Source : réponse au questionnaire budgétaire

Des efforts doivent à ce titre être salués avec notamment la décision de « socler » de façon pérenne une majoration de 15 millions d'euros du montant global de la dotation CNSA à compter de 2021 .

Pour les rapporteurs spéciaux, il convient cependant d'aller plus loin en menant un véritable travail de qualification et de quantification des moyens dont doit disposer une MDPH pour assurer ses missions convenablement . Un tel travail doit notamment faire le point sur les effectifs et la composition des équipes pluridisciplinaires évaluant les demandes , souvent trop réduites pour remplir l'objectif assigné d'analyse globale de la situation des demandeurs.

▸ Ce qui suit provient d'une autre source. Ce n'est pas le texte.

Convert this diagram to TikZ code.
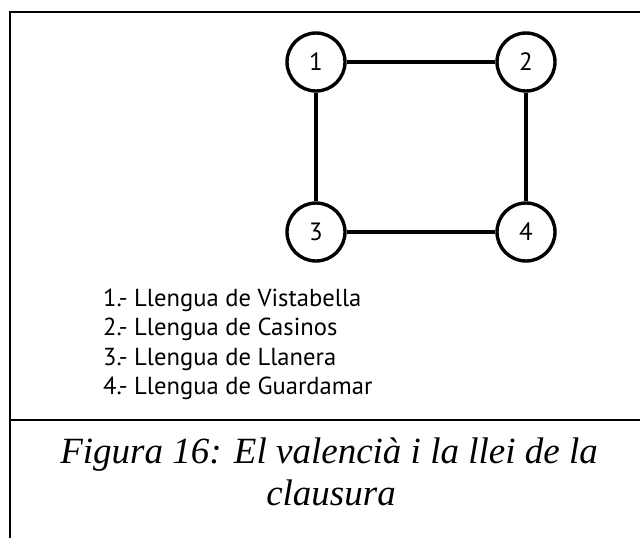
\documentclass[tikz,border=0pt]{standalone}
\usepackage{fontspec}
\setmainfont{Liberation Serif}
\newfontfamily\legendfont{PT Sans}
\begin{document}
\begin{tikzpicture}[x=1pt,y=-1pt,
  frameline/.style={line width=2.6pt},
  langnode/.style={circle,draw,line width=3.4pt,minimum size=58pt,inner sep=0pt,font=\legendfont\fontsize{25}{25}\selectfont},
  linkline/.style={line width=3.4pt},
  legendtext/.style={anchor=base west,inner sep=0pt,font=\legendfont\fontsize{24.6}{25}\selectfont},
  captiontext/.style={anchor=base,inner sep=0pt,font=\itshape\fontsize{37}{42}\selectfont}]
\useasboundingbox (0,0) rectangle (640,538);
\fill[white] (0,0) rectangle (640,538);
% frame
\draw[frameline] (10,539) -- (10,12) -- (641,12);
\draw[frameline] (10,420) -- (641,420);
% nodes
\node[langnode] (n1) at (316,62) {1};
\node[langnode] (n2) at (526,62) {2};
\node[langnode] (n3) at (316,232) {3};
\node[langnode] (n4) at (526,232) {4};
\draw[linkline] (n1) -- (n2);
\draw[linkline] (n2) -- (n4);
\draw[linkline] (n1) -- (n3);
\draw[linkline] (n3) -- (n4);
% legend
\node[legendtext] (l1) at (103,306) {1.- Llengua de Vistabella};
\node[legendtext] (l2) at (103,335.5) {2.- Llengua de Casinos};
\node[legendtext] (l3) at (103,365) {3.- Llengua de Llanera};
\node[legendtext] (l4) at (103,394.5) {4.- Llengua de Guardamar};
% caption
\node[captiontext] (c1) at (329,463) {Figura 16: El valencià i la llei de la};
\node[captiontext] (c2) at (331,505) {clausura};
\end{tikzpicture}
\end{document}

Dans son rapport précité relatif à l'AAH, la Cour des comptes a relevé que, dans les faits, ces « équipes pluridisciplinaires » étaient dans la majorité des cas limitées à une personne ou à un binôme, souvent constitué au demeurant d'un seul profil évaluateur et complété par un profil administratif, les formations plus larges étaient réservées aux cas les plus complexes. Une part importante des MDPH fait également face à un déficit de compétences pour la constitution des équipes pluridisciplinaires : plus de 40 % des MDPH ne bénéficient pas du concours de psychologues, alors même que les déficiences du psychisme constituent, après les déficiences motrices, les troubles les plus représentés parmi les usagers des MDPH (toutes prestations confondues)

Ainsi, si le renforcement annoncé des moyens est bienvenu, seul un référentiel détaillé des objectifs, des tâches et des charges des MDPH permettrait de déterminer une projection financière objective et soutenable.

Recommandation n° 3 : mener un travail de qualification et de quantification des compétences dont doit disposer une MDPH pour assurer ses missions convenablement, en portant un diagnostic précis sur les effectifs et la composition des équipes pluridisciplinaires dans les MDPH.

2. Un soutien accru doit être apporté aux MDPH les plus en difficulté

Les rapporteurs spéciaux ont en outre pu constater d'importantes inégalités de moyens entre les MDPH eu égard à leurs charges.

Selon la CNSA, pour un montant comparable d'avis et décisions, on constate d'importantes disparités des contributions de toute nature entre structures. Les apports globaux sont compris entre 30,34 euros et 173,1 euros par avis et décision rendus, pour une moyenne à 109,22 euros et une médiane à 75,32 euros.

Des disparités importantes de moyens humains peuvent être constatées. Les écarts vont de 1 ETP travaillé (ETPT) pour 5 128 habitants pour les MDPH à 1 ETPT pour 23 146 habitants selon les départements (hors outre-mer 10 ( * ) ), pour une moyenne de 1 ETPT pour 11 116 habitants en 2019. Si l'on rapporte ces données au nombre de décisions et avis rendus, on constate que 14 MDPH se trouvent dans une situation particulièrement tendue , avec en moyenne entre 1 000 et 1 808,9 décisions et avis par ETP travaillé par an.

Nombre de décisions et avis rendus par ETP travaillé en 2019

(échantillon : 95 MDPH)

Source : CNSA, enquête annuelle 2019

Face à ce constat, la mise en place d'une « task force » de la CNSA en appui aux MDPH les plus en difficulté dans le cadre de la feuille de route « MDPH 2022 » peut également être saluée. Celle-ci est dotée d'un budget d'intervention de 20 millions d'euros sur deux ans (2021-2022).

Ses interventions sont de 4 ordres :

- des réponses aux questions complexes ;

- un appui à la conception et au pilotage de projets ;

- un appui à la mise en oeuvre des projets sur le terrain ;

- un appui à la mobilisation de ressources supplémentaires.

Pour les rapporteurs spéciaux, son action doit être précisément évaluée en vue de mettre en lumière les façons les plus adéquates de soutenir les MDPH les plus en difficulté et de déterminer les moyens pérennes qu'il conviendrait d'allouer à ce type d'interventions.

Recommandation n° 4 : évaluer rigoureusement l'action de la « task force » mise en place par la CNSA en faveur des MDPH les plus en difficulté d'ici 2022, afin d'examiner l'opportunité d'une pérennisation voire d'un renforcement de l'enveloppe ponctuelle qui lui a été attribuée.


* 10 Les données ne sont pas communiquées pour certains départements d'outre-mer. Le ratio y est néanmoins nettement supérieur dans certains, cas par exemple à Saint-Pierre et Miquelon (1 ETPT pour 1225 habitants).